PROBLEM REQUIREMENTS: Your task is to copy the listing exactly, with the pictures left out.

MATERIAL FOR THE TASK:
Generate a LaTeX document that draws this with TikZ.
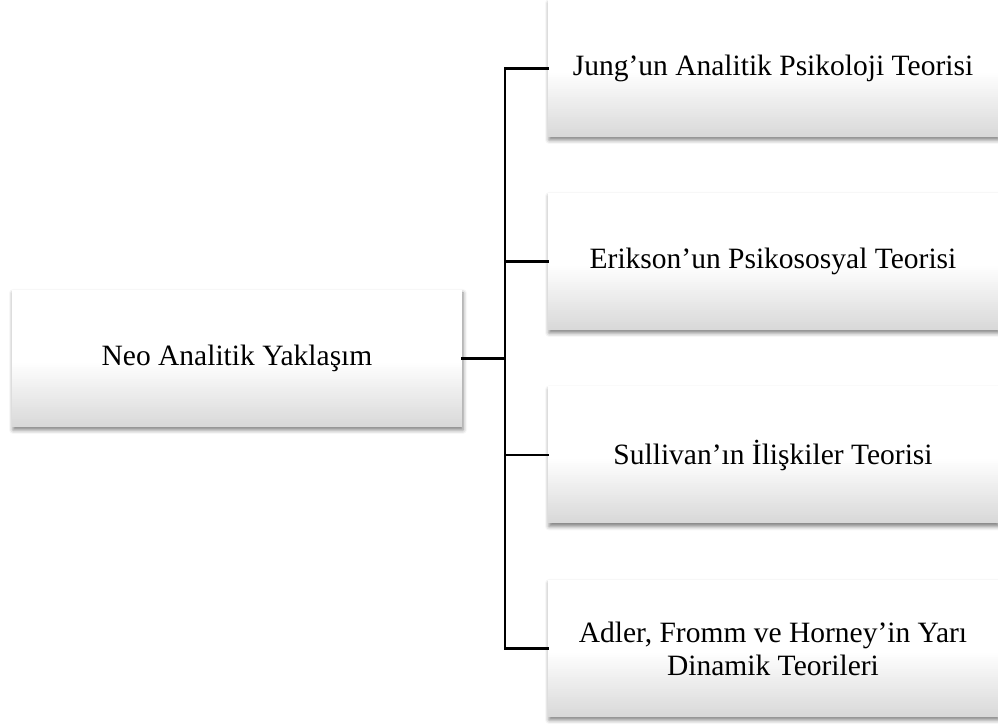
\documentclass[tikz,border=0pt]{standalone}
\usepackage{fontspec}
\setmainfont{Liberation Serif}
\usetikzlibrary{shadows.blur}
\begin{document}
\begin{tikzpicture}[x=1pt,y=1pt,
  box/.style={rectangle, inner sep=0pt, minimum width=450pt, minimum height=137pt,
    fill=white,
    % soft fade from white to light grey over the lower part of the box
    path picture={
      \foreach \i in {0,...,31}{
        \pgfmathsetmacro\tone{15*(1-\i/32)}
        \fill[black!\tone] ([yshift={2pt*\i}]path picture bounding box.south west)
          rectangle ([yshift={2pt*\i+2.3pt}]path picture bounding box.south east);
      }},
    blur shadow={shadow xshift=1pt, shadow yshift=-3pt, shadow blur radius=4pt,
      shadow opacity=50},
    font=\fontsize{29.5}{33}\selectfont, align=center},
  link/.style={line width=2.6pt, line cap=rect}]
  \useasboundingbox (0,0) rectangle (998,725);
  % root and branch boxes
  \node[box] (root) at (237,366.5) {Neo Analitik Yaklaşım};
  \node[box] (b1) at (773,656.5) {Jung’un Analitik Psikoloji Teorisi};
  \node[box] (b2) at (773,463.5) {Erikson’un Psikososyal Teorisi};
  \node[box] (b3) at (773,270) {Sullivan’ın İlişkiler Teorisi};
  \node[box] (b4) at (773,76.5) {Adler, Fromm ve Horney’in Yarı\\Dinamik Teorileri};
  % tree connectors
  \coordinate (trunk) at (505,366.5);
  \draw[link] (root.east) -- (trunk);
  \draw[link] (b1.west) -| (trunk) |- (b4.west);
  \draw[link] (b2.west) -- (b2.west -| trunk);
  \draw[link] (b3.west) -- (b3.west -| trunk);
\end{tikzpicture}
\end{document}
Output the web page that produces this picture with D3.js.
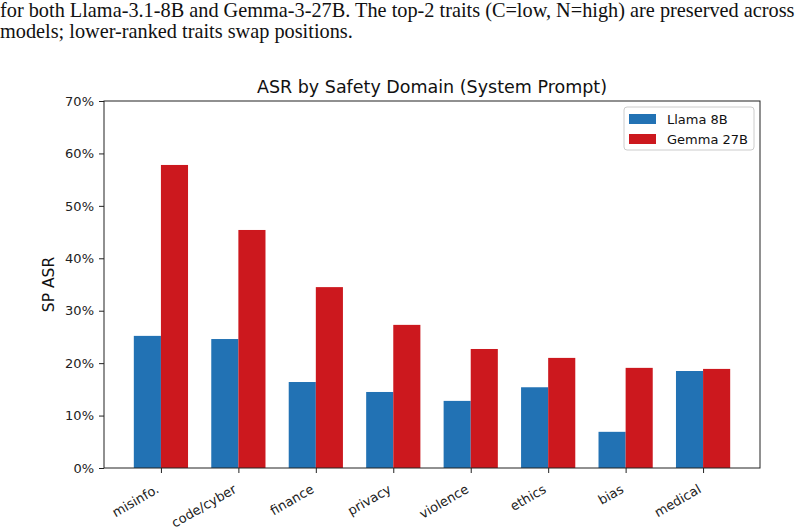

TASK OUTPUT:
Generate a LaTeX document that draws this with TikZ.
\documentclass[tikz,border=0pt]{standalone}
\usepackage{fontspec}
\setmainfont{Liberation Serif}
\usetikzlibrary{shadows.blur}
\begin{document}
\begin{tikzpicture}[x=1pt,y=1pt,
  box/.style={rectangle, inner sep=0pt, minimum width=450pt, minimum height=137pt,
    fill=white,
    % soft fade from white to light grey over the lower part of the box
    path picture={
      \foreach \i in {0,...,31}{
        \pgfmathsetmacro\tone{15*(1-\i/32)}
        \fill[black!\tone] ([yshift={2pt*\i}]path picture bounding box.south west)
          rectangle ([yshift={2pt*\i+2.3pt}]path picture bounding box.south east);
      }},
    blur shadow={shadow xshift=1pt, shadow yshift=-3pt, shadow blur radius=4pt,
      shadow opacity=50},
    font=\fontsize{29.5}{33}\selectfont, align=center},
  link/.style={line width=2.6pt, line cap=rect}]
  \useasboundingbox (0,0) rectangle (998,725);
  % root and branch boxes
  \node[box] (root) at (237,366.5) {Neo Analitik Yaklaşım};
  \node[box] (b1) at (773,656.5) {Jung’un Analitik Psikoloji Teorisi};
  \node[box] (b2) at (773,463.5) {Erikson’un Psikososyal Teorisi};
  \node[box] (b3) at (773,270) {Sullivan’ın İlişkiler Teorisi};
  \node[box] (b4) at (773,76.5) {Adler, Fromm ve Horney’in Yarı\\Dinamik Teorileri};
  % tree connectors
  \coordinate (trunk) at (505,366.5);
  \draw[link] (root.east) -- (trunk);
  \draw[link] (b1.west) -| (trunk) |- (b4.west);
  \draw[link] (b2.west) -- (b2.west -| trunk);
  \draw[link] (b3.west) -- (b3.west -| trunk);
\end{tikzpicture}
\end{document}
Output the web page that produces this picture with D3.js.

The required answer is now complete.